Restate every line of the material, word for word.

>> START Information shown

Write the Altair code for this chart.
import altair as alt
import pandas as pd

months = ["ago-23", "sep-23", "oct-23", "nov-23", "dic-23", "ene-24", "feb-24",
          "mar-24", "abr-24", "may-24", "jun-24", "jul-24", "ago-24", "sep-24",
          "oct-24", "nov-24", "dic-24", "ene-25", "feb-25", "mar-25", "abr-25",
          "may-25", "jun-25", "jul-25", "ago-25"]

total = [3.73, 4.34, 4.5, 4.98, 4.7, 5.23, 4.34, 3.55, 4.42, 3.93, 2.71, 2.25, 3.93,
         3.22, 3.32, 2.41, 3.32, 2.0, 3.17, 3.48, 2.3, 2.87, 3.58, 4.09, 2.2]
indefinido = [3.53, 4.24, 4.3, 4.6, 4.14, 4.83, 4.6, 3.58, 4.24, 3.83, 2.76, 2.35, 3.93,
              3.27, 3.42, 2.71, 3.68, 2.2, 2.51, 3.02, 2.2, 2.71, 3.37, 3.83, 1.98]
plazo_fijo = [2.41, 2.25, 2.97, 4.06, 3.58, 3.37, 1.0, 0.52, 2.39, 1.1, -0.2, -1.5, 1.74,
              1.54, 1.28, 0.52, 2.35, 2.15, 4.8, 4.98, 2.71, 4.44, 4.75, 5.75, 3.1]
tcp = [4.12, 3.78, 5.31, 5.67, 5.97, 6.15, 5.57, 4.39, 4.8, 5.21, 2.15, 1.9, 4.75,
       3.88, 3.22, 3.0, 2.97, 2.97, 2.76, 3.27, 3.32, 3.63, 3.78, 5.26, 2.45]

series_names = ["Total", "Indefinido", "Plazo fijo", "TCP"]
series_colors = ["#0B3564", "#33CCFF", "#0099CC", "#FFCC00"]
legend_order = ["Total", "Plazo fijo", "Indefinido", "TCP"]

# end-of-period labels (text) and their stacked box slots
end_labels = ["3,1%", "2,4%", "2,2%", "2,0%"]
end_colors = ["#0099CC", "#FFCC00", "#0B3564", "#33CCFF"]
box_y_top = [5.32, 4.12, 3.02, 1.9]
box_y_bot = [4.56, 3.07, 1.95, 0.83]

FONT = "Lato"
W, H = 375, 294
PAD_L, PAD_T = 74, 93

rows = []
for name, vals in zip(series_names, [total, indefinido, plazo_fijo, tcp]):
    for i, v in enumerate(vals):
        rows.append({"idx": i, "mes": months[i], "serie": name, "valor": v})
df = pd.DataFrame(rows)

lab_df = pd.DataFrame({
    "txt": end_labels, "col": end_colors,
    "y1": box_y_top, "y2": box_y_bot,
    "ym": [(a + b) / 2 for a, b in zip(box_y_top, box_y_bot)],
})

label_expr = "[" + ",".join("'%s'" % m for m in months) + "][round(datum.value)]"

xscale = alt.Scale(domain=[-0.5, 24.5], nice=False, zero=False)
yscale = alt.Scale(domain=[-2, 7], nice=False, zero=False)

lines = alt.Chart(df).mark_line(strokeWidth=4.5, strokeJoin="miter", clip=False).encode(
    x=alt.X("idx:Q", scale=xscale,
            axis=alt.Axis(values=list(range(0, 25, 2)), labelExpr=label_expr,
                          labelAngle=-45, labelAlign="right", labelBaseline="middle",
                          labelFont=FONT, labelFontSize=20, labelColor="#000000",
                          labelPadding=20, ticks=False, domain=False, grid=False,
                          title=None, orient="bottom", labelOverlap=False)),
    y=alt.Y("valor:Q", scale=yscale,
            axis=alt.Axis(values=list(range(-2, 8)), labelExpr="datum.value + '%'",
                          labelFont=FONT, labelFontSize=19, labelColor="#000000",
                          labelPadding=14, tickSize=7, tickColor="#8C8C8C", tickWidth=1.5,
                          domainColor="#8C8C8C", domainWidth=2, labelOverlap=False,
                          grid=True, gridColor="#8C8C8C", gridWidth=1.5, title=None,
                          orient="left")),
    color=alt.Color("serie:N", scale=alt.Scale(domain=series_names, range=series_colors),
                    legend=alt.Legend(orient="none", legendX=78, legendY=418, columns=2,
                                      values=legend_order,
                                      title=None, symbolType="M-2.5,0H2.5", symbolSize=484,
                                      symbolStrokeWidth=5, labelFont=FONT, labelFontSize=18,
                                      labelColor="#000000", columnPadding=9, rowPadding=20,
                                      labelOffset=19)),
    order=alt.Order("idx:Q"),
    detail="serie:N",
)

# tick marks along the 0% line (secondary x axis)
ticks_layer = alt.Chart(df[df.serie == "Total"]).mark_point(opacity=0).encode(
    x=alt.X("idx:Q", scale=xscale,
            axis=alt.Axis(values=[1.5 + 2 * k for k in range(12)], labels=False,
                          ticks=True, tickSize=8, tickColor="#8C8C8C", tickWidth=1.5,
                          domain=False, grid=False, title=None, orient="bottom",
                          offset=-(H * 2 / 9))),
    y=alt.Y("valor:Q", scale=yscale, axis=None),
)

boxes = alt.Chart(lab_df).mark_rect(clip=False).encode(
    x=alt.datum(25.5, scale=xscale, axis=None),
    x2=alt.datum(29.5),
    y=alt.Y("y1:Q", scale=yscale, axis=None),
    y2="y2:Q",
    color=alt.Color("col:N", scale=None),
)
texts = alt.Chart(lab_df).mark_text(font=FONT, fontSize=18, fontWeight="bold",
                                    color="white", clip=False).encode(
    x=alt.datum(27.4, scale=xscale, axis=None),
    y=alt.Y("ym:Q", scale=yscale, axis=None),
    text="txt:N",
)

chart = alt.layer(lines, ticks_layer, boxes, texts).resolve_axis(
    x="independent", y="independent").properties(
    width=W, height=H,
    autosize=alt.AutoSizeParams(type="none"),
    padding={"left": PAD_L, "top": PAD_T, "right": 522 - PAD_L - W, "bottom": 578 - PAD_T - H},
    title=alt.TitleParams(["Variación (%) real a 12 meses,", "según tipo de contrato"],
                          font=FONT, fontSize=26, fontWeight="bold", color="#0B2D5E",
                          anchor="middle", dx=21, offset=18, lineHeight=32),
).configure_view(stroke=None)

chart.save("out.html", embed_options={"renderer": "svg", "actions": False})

>> END Information shown

• Solved problem:
Write the Altair code for this chart.
import altair as alt
import pandas as pd

months = ["ago-23", "sep-23", "oct-23", "nov-23", "dic-23", "ene-24", "feb-24",
          "mar-24", "abr-24", "may-24", "jun-24", "jul-24", "ago-24", "sep-24",
          "oct-24", "nov-24", "dic-24", "ene-25", "feb-25", "mar-25", "abr-25",
          "may-25", "jun-25", "jul-25", "ago-25"]

total = [3.73, 4.34, 4.5, 4.98, 4.7, 5.23, 4.34, 3.55, 4.42, 3.93, 2.71, 2.25, 3.93,
         3.22, 3.32, 2.41, 3.32, 2.0, 3.17, 3.48, 2.3, 2.87, 3.58, 4.09, 2.2]
indefinido = [3.53, 4.24, 4.3, 4.6, 4.14, 4.83, 4.6, 3.58, 4.24, 3.83, 2.76, 2.35, 3.93,
              3.27, 3.42, 2.71, 3.68, 2.2, 2.51, 3.02, 2.2, 2.71, 3.37, 3.83, 1.98]
plazo_fijo = [2.41, 2.25, 2.97, 4.06, 3.58, 3.37, 1.0, 0.52, 2.39, 1.1, -0.2, -1.5, 1.74,
              1.54, 1.28, 0.52, 2.35, 2.15, 4.8, 4.98, 2.71, 4.44, 4.75, 5.75, 3.1]
tcp = [4.12, 3.78, 5.31, 5.67, 5.97, 6.15, 5.57, 4.39, 4.8, 5.21, 2.15, 1.9, 4.75,
       3.88, 3.22, 3.0, 2.97, 2.97, 2.76, 3.27, 3.32, 3.63, 3.78, 5.26, 2.45]

series_names = ["Total", "Indefinido", "Plazo fijo", "TCP"]
series_colors = ["#0B3564", "#33CCFF", "#0099CC", "#FFCC00"]
legend_order = ["Total", "Plazo fijo", "Indefinido", "TCP"]

# end-of-period labels (text) and their stacked box slots
end_labels = ["3,1%", "2,4%", "2,2%", "2,0%"]
end_colors = ["#0099CC", "#FFCC00", "#0B3564", "#33CCFF"]
box_y_top = [5.32, 4.12, 3.02, 1.9]
box_y_bot = [4.56, 3.07, 1.95, 0.83]

FONT = "Lato"
W, H = 375, 294
PAD_L, PAD_T = 74, 93

rows = []
for name, vals in zip(series_names, [total, indefinido, plazo_fijo, tcp]):
    for i, v in enumerate(vals):
        rows.append({"idx": i, "mes": months[i], "serie": name, "valor": v})
df = pd.DataFrame(rows)

lab_df = pd.DataFrame({
    "txt": end_labels, "col": end_colors,
    "y1": box_y_top, "y2": box_y_bot,
    "ym": [(a + b) / 2 for a, b in zip(box_y_top, box_y_bot)],
})

label_expr = "[" + ",".join("'%s'" % m for m in months) + "][round(datum.value)]"

xscale = alt.Scale(domain=[-0.5, 24.5], nice=False, zero=False)
yscale = alt.Scale(domain=[-2, 7], nice=False, zero=False)

lines = alt.Chart(df).mark_line(strokeWidth=4.5, strokeJoin="miter", clip=False).encode(
    x=alt.X("idx:Q", scale=xscale,
            axis=alt.Axis(values=list(range(0, 25, 2)), labelExpr=label_expr,
                          labelAngle=-45, labelAlign="right", labelBaseline="middle",
                          labelFont=FONT, labelFontSize=20, labelColor="#000000",
                          labelPadding=20, ticks=False, domain=False, grid=False,
                          title=None, orient="bottom", labelOverlap=False)),
    y=alt.Y("valor:Q", scale=yscale,
            axis=alt.Axis(values=list(range(-2, 8)), labelExpr="datum.value + '%'",
                          labelFont=FONT, labelFontSize=19, labelColor="#000000",
                          labelPadding=14, tickSize=7, tickColor="#8C8C8C", tickWidth=1.5,
                          domainColor="#8C8C8C", domainWidth=2, labelOverlap=False,
                          grid=True, gridColor="#8C8C8C", gridWidth=1.5, title=None,
                          orient="left")),
    color=alt.Color("serie:N", scale=alt.Scale(domain=series_names, range=series_colors),
                    legend=alt.Legend(orient="none", legendX=78, legendY=418, columns=2,
                                      values=legend_order,
                                      title=None, symbolType="M-2.5,0H2.5", symbolSize=484,
                                      symbolStrokeWidth=5, labelFont=FONT, labelFontSize=18,
                                      labelColor="#000000", columnPadding=9, rowPadding=20,
                                      labelOffset=19)),
    order=alt.Order("idx:Q"),
    detail="serie:N",
)

# tick marks along the 0% line (secondary x axis)
ticks_layer = alt.Chart(df[df.serie == "Total"]).mark_point(opacity=0).encode(
    x=alt.X("idx:Q", scale=xscale,
            axis=alt.Axis(values=[1.5 + 2 * k for k in range(12)], labels=False,
                          ticks=True, tickSize=8, tickColor="#8C8C8C", tickWidth=1.5,
                          domain=False, grid=False, title=None, orient="bottom",
                          offset=-(H * 2 / 9))),
    y=alt.Y("valor:Q", scale=yscale, axis=None),
)

boxes = alt.Chart(lab_df).mark_rect(clip=False).encode(
    x=alt.datum(25.5, scale=xscale, axis=None),
    x2=alt.datum(29.5),
    y=alt.Y("y1:Q", scale=yscale, axis=None),
    y2="y2:Q",
    color=alt.Color("col:N", scale=None),
)
texts = alt.Chart(lab_df).mark_text(font=FONT, fontSize=18, fontWeight="bold",
                                    color="white", clip=False).encode(
    x=alt.datum(27.4, scale=xscale, axis=None),
    y=alt.Y("ym:Q", scale=yscale, axis=None),
    text="txt:N",
)

chart = alt.layer(lines, ticks_layer, boxes, texts).resolve_axis(
    x="independent", y="independent").properties(
    width=W, height=H,
    autosize=alt.AutoSizeParams(type="none"),
    padding={"left": PAD_L, "top": PAD_T, "right": 522 - PAD_L - W, "bottom": 578 - PAD_T - H},
    title=alt.TitleParams(["Variación (%) real a 12 meses,", "según tipo de contrato"],
                          font=FONT, fontSize=26, fontWeight="bold", color="#0B2D5E",
                          anchor="middle", dx=21, offset=18, lineHeight=32),
).configure_view(stroke=None)

chart.save("out.html", embed_options={"renderer": "svg", "actions": False})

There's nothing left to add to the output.